**Set task**
Starting at the first line of the data, please print exactly those lines through the one that holds "0.919, 0.908, 0.898]", omitting every picture.

**Record excerpts**
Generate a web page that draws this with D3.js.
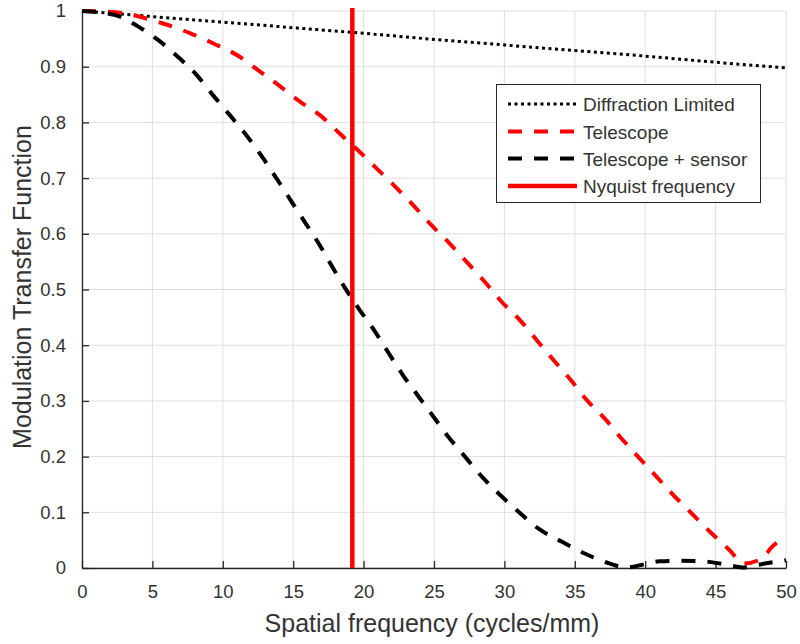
<!DOCTYPE html>
<html>
<head>
<meta charset="utf-8">
<script src="https://cdn.jsdelivr.net/npm/d3@7"></script>
<style>
  body { margin: 0; background: #fff; }
  text { font-family: "Liberation Sans", Arial, sans-serif; fill: #333; }
</style>
</head>
<body>
<div id="chart"></div>
<script>
// values
var diffFreq = [0, 5, 10, 15, 20, 25, 30, 35, 40, 45, 50]
var diffMtf = [1, 0.990, 0.980, 0.970, 0.960, 0.949, 0.939, 0.929, 0.919, 0.908, 0.898]

var telFreq = [0, 2.2, 5.7, 7.7, 9.3, 11, 12.5, 13.8, 15.5, 16.9, 18.3, 19.6, 20.9, 22.35, 23.5, 24.8, 26.1, 27.3, 28.6, 29.8, 31.1, 32.3, 33.5, 34.7, 35.8, 37.1, 38.3, 39.6, 40.8, 42, 43.3, 44.6, 46, 47, 48.3, 49, 50]
var telMtf = [1, 0.998, 0.978, 0.96, 0.942, 0.921, 0.894, 0.87, 0.837, 0.813, 0.78, 0.75, 0.718, 0.682, 0.652, 0.616, 0.583, 0.55, 0.514, 0.478, 0.445, 0.409, 0.373, 0.338, 0.303, 0.269, 0.233, 0.197, 0.164, 0.131, 0.098, 0.065, 0.032, 0.008, 0.017, 0.038, 0.055]

var senFreq = [0, 2.3, 4, 5.4, 6.8, 8.15, 9.3, 10.5, 11.7, 12.8, 13.8, 14.8, 15.8, 16.8, 17.7, 18.7, 19.7, 20.8, 21.8, 22.8, 23.9, 24.95, 26, 27.2, 28.4, 29.7, 31, 32.4, 34.1, 35.7, 37.5, 38.6, 40, 41, 42.5, 44.5, 45.8, 46.9, 48.5, 50]
var senMtf = [1, 0.993, 0.972, 0.948, 0.918, 0.885, 0.849, 0.813, 0.776, 0.738, 0.70, 0.661, 0.622, 0.583, 0.544, 0.502, 0.464, 0.425, 0.385, 0.346, 0.308, 0.272, 0.236, 0.2, 0.164, 0.131, 0.101, 0.071, 0.047, 0.026, 0.008, 0.001, 0.007, 0.012, 0.013, 0.011, 0.006, 0.001, 0.008, 0.014]

var nyquist = 19.2

var xTicks = [0, 5, 10, 15, 20, 25, 30, 35, 40, 45, 50]
var yTicks = [0, 0.1, 0.2, 0.3, 0.4, 0.5, 0.6, 0.7, 0.8, 0.9, 1]

var legendNames = ["Diffraction Limited", "Telescope", "Telescope + sensor", "Nyquist frequency"]

var W = 800, H = 644
//plot box edges, named so they don't clash with window.top
var pLeft = 82, pRight = 786, pTop = 11, pBottom = 568

var svg = d3.select("#chart").append("svg")
  .attr("width", W).attr("height", H)

svg.append("rect").attr("width", W).attr("height", H).attr("fill", "#fff")

var x = d3.scaleLinear().domain([0, 50]).range([pLeft, pRight])
var y = d3.scaleLinear().domain([0, 1]).range([pBottom, pTop])

// grid
svg.append("g").selectAll("line").data(xTicks).enter().append("line")
  .attr("x1", d => x(d)).attr("x2", d => x(d))
  .attr("y1", pTop).attr("y2", pBottom)
  .attr("stroke", "#dedede").attr("stroke-width", 1)
svg.append("g").selectAll("line").data(yTicks).enter().append("line")
  .attr("x1", pLeft).attr("x2", pRight)
  .attr("y1", d => y(d)).attr("y2", d => y(d))
  .attr("stroke", "#dedede").attr("stroke-width", 1)

// axes (inward ticks, no box)
var xAxis = svg.append("g").attr("transform", `translate(0,${pBottom})`)
  .call(d3.axisBottom(x).tickValues(xTicks).tickSizeInner(-7).tickSizeOuter(0).tickPadding(17).tickFormat(d3.format("d")))
var yAxis = svg.append("g").attr("transform", `translate(${pLeft},0)`)
  .call(d3.axisLeft(y).tickValues(yTicks).tickSizeInner(-7).tickSizeOuter(0).tickPadding(16).tickFormat(d => d === 0 || d === 1 ? d : d3.format(".1f")(d)))

;[xAxis, yAxis].forEach(function(a) {
  a.select(".domain").attr("stroke", "#262626").attr("stroke-width", 1.3)
  a.selectAll(".tick line").attr("stroke", "#262626").attr("stroke-width", 1.3)
  a.selectAll(".tick text").style("font-size", "18.5px").attr("fill", "#333")
    .style("font-family", "'Liberation Sans', Arial, sans-serif")
})
xAxis.selectAll(".tick text").attr("y", 17)

// axis labels
svg.append("text").attr("x", 432).attr("y", 632)
  .attr("text-anchor", "middle").style("font-size", "25px")
  .text("Spatial frequency (cycles/mm)")
svg.append("text").attr("transform", "translate(31,287) rotate(-90)")
  .attr("text-anchor", "middle").style("font-size", "25px")
  .text("Modulation Transfer Function")

var line = d3.line().x(d => x(d[0])).y(d => y(d[1])).curve(d3.curveMonotoneX)

var plotG = svg.append("g")

plotG.append("path").datum(diffFreq.map((f, i) => [f, diffMtf[i]]))
  .attr("d", line).attr("fill", "none")
  .attr("stroke", "#000").attr("stroke-width", 3).attr("stroke-dasharray", "3,3.5")

plotG.append("path").datum(telFreq.map((f, i) => [f, telMtf[i]]))
  .attr("d", line).attr("fill", "none")
  .attr("stroke", "#ff0000").attr("stroke-width", 4).attr("stroke-dasharray", "14,12")

plotG.append("path").datum(senFreq.map((f, i) => [f, senMtf[i]]))
  .attr("d", line).attr("fill", "none")
  .attr("stroke", "#000").attr("stroke-width", 4).attr("stroke-dasharray", "14,12")

plotG.append("line")
  .attr("x1", x(nyquist)).attr("x2", x(nyquist))
  .attr("y1", y(0)).attr("y2", y(1) - 3)
  .attr("stroke", "#ff0000").attr("stroke-width", 4.5)

// legend
var lg = svg.append("g")
lg.append("rect").attr("x", 496.5).attr("y", 84.5).attr("width", 264).attr("height", 118)
  .attr("fill", "#fff").attr("stroke", "#262626").attr("stroke-width", 1)

var legStyles = [
  { color: "#000", w: 3, dash: "3,3.5" },
  { color: "#ff0000", w: 4, dash: "14,12" },
  { color: "#000", w: 4, dash: "14,12" },
  { color: "#ff0000", w: 4.5, dash: null }
]
var rowY = [104, 131.5, 158.5, 186]

legendNames.forEach(function(name, i) {
  lg.append("line").attr("x1", 508).attr("x2", 577)
    .attr("y1", rowY[i]).attr("y2", rowY[i])
    .attr("stroke", legStyles[i].color).attr("stroke-width", legStyles[i].w)
    .attr("stroke-dasharray", legStyles[i].dash)
  lg.append("text").attr("x", 583).attr("y", rowY[i] + 7)
    .style("font-size", "19px").attr("fill", "#222")
    .text(name)
})
</script>
</body>
</html>
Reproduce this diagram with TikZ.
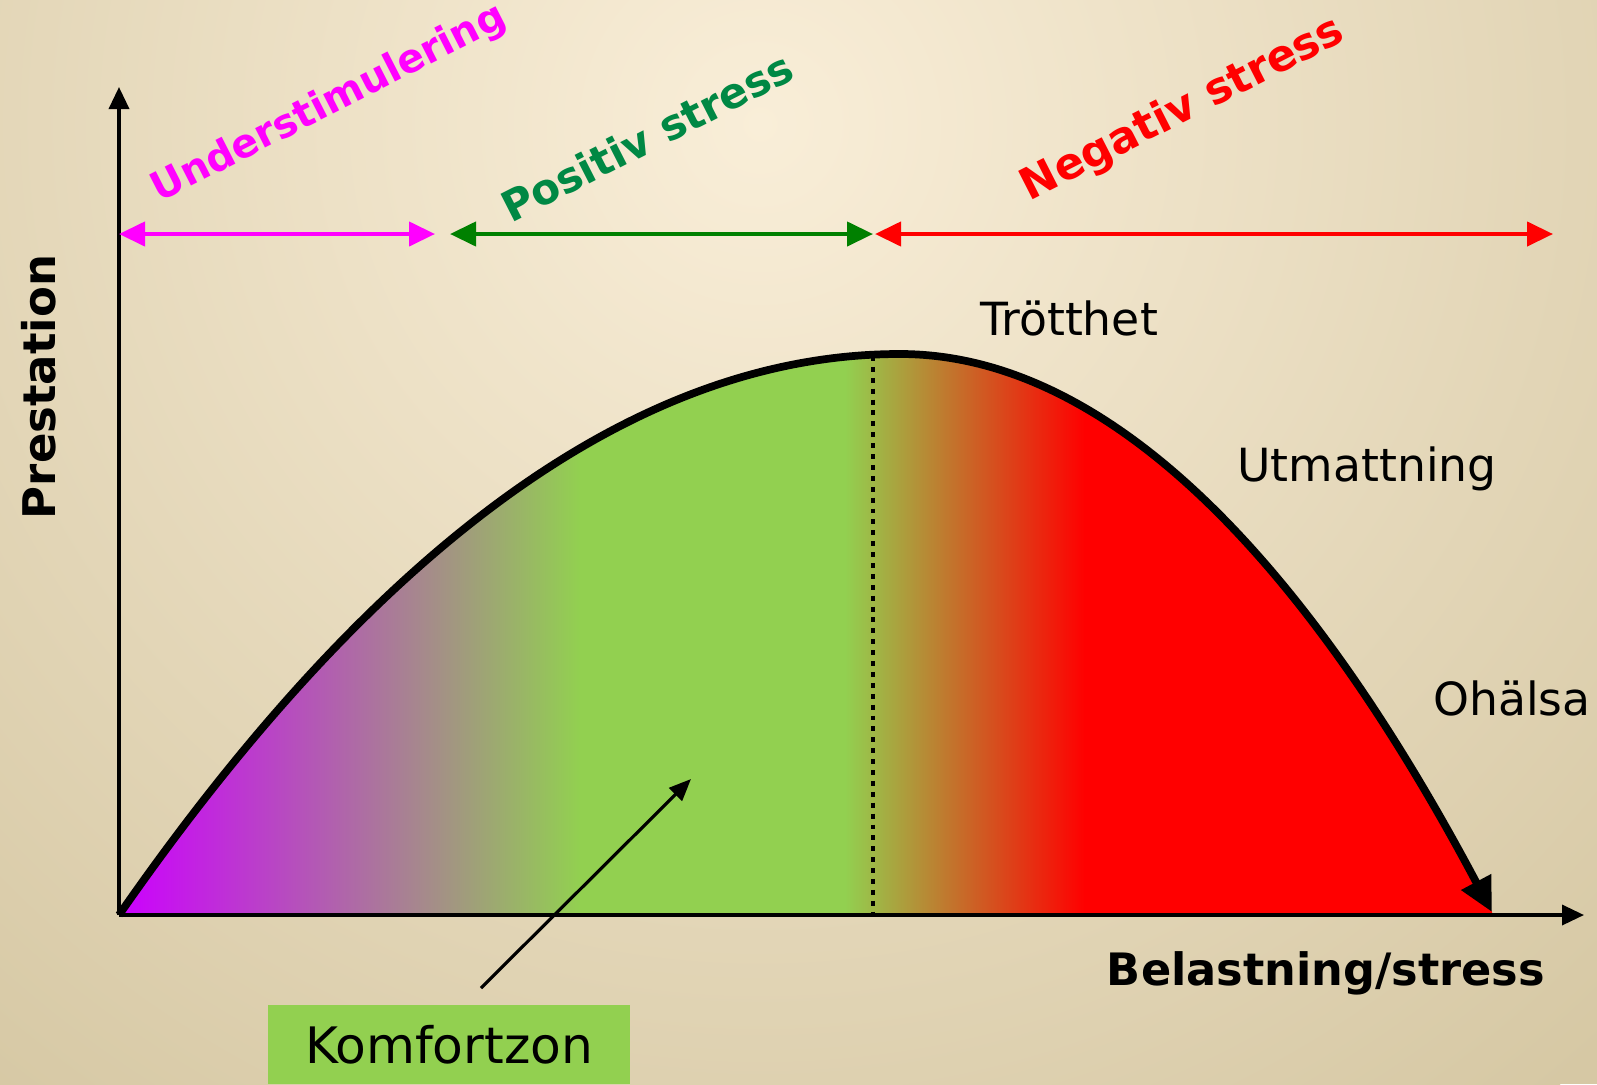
\documentclass[tikz,border=0pt]{standalone}
\usepackage{fontspec}
\setmainfont{DejaVu Sans}
\usepackage{tikz}
\usetikzlibrary{arrows.meta,positioning,calc}
\usepackage{xcolor}
\definecolor{bgin}{RGB}{249,238,216}
\definecolor{bgout}{RGB}{214,200,164}
\definecolor{smag}{RGB}{255,0,255}
\definecolor{svio}{RGB}{204,0,255}
\definecolor{sgreen}{RGB}{146,208,80}
\definecolor{posgreen}{RGB}{0,136,68}
\definecolor{arrgreen}{RGB}{0,128,0}
\definecolor{sred}{RGB}{255,0,0}
\newcommand{\stresscurve}{(o) .. controls (3.793,5.43) and (6.397,7.30) .. (top) .. controls (10.973,7.30) and (12.947,5.44) .. (cend)}

\begin{document}
\begin{tikzpicture}[
    axis_line/.style={line width=1pt, -{Triangle[length=2.2mm, width=2mm]}},
    range_arrow/.style={line width=1.2pt, {Triangle[length=2.6mm, width=2.4mm]}-{Triangle[length=2.6mm, width=2.4mm]}},
    zone_label/.style={font=\bfseries, rotate=27},
    state_label/.style={font=\fontsize{13pt}{15pt}\selectfont}
]
\useasboundingbox (0,0) rectangle (15.97,10.84);

% background
\fill[bgout] (0,0) rectangle (15.97,10.84);
\begin{scope}
  \clip (0,0) rectangle (15.97,10.84);
  \shade[inner color=bgin, outer color=bgout] (7.6,9.6) circle (12.5);
\end{scope}

% axes
\coordinate (o) at (1.19,1.69);
\coordinate (ytop) at (1.19,9.97);
\coordinate (xend) at (15.84,1.69);
\coordinate (top) at (9.0,7.30);
\coordinate (cend) at (14.92,1.72);

% curve area
\begin{scope}
  \clip \stresscurve -- (14.92,1.69) -- cycle;
  \shade[left color=svio, right color=sgreen] (1.19,1.69) rectangle (5.80,7.4);
  \fill[sgreen] (5.79,1.69) rectangle (8.46,7.4);
  \shade[left color=sgreen, right color=sred] (8.45,1.69) rectangle (10.85,7.4);
  \fill[sred] (10.84,1.69) rectangle (15,7.4);
\end{scope}

\draw[axis_line] (o) -- (ytop);
\draw[axis_line] (o) -- (xend);

% comfort zone border
\coordinate (peak) at (8.73,7.28);
\draw[line width=1.4pt, dash pattern=on 1.4pt off 1.7pt] (peak) -- (8.73,1.69);

\draw[line width=2.2pt, -{Triangle[length=3.4mm, width=3.2mm]}] \stresscurve;

% ranges
\coordinate (m1) at (1.19,8.50);
\coordinate (m2) at (4.35,8.50);
\coordinate (g1) at (4.50,8.50);
\coordinate (g2) at (8.73,8.50);
\coordinate (r1) at (8.75,8.50);
\coordinate (r2) at (15.53,8.50);
\draw[range_arrow, smag] (m1) -- (m2);
\draw[range_arrow, arrgreen] (g1) -- (g2);
\draw[range_arrow, sred] (r1) -- (r2);

\node[zone_label, text=smag, font=\fontsize{11.3pt}{13pt}\selectfont\bfseries] (under) at (3.29,9.80) {Understimulering};
\node[zone_label, text=posgreen, font=\fontsize{12pt}{14pt}\selectfont\bfseries] (posit) at (6.47,9.47) {Positiv stress};
\node[zone_label, text=sred, font=\fontsize{12.4pt}{14pt}\selectfont\bfseries] (negat) at (11.83,9.74) {Negativ stress};

% axis titles
\node[font=\fontsize{12.8pt}{14pt}\selectfont\bfseries, rotate=90] (prest) at (0.39,6.97) {Prestation};
\node[font=\fontsize{12.7pt}{14pt}\selectfont\bfseries] (belast) at (13.26,1.11) {Belastning/stress};

% states
\node[state_label] (trott) at (10.69,7.66) {Trötthet};
\node[state_label] (utmatt) at (13.67,6.15) {Utmattning};
\node[state_label] (ohalsa) at (15.12,3.86) {Ohälsa};

% comfort zone box
\node[fill=sgreen, minimum width=3.62cm, minimum height=0.79cm, inner sep=0pt,
      font=\fontsize{14.3pt}{16pt}\selectfont] (komfort) at (4.49,0.395) {Komfortzon};
\coordinate (kstart) at (4.81,0.96);
\coordinate (ktip) at (6.91,3.05);
\draw[line width=0.9pt, -{Triangle[length=2.2mm, width=1.8mm]}] (kstart) -- (ktip);

\end{tikzpicture}
\end{document}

**Finished task**
Generate a web page that draws this with D3.js.
<!DOCTYPE html>
<html>
<head>
<meta charset="utf-8">
<script src="https://cdn.jsdelivr.net/npm/d3@7"></script>
<style>
  body { margin: 0; background: #fff; }
  text { font-family: "Liberation Sans", Arial, sans-serif; fill: #333; }
</style>
</head>
<body>
<div id="chart"></div>
<script>
// values
var diffFreq = [0, 5, 10, 15, 20, 25, 30, 35, 40, 45, 50]
var diffMtf = [1, 0.990, 0.980, 0.970, 0.960, 0.949, 0.939, 0.929, 0.919, 0.908, 0.898]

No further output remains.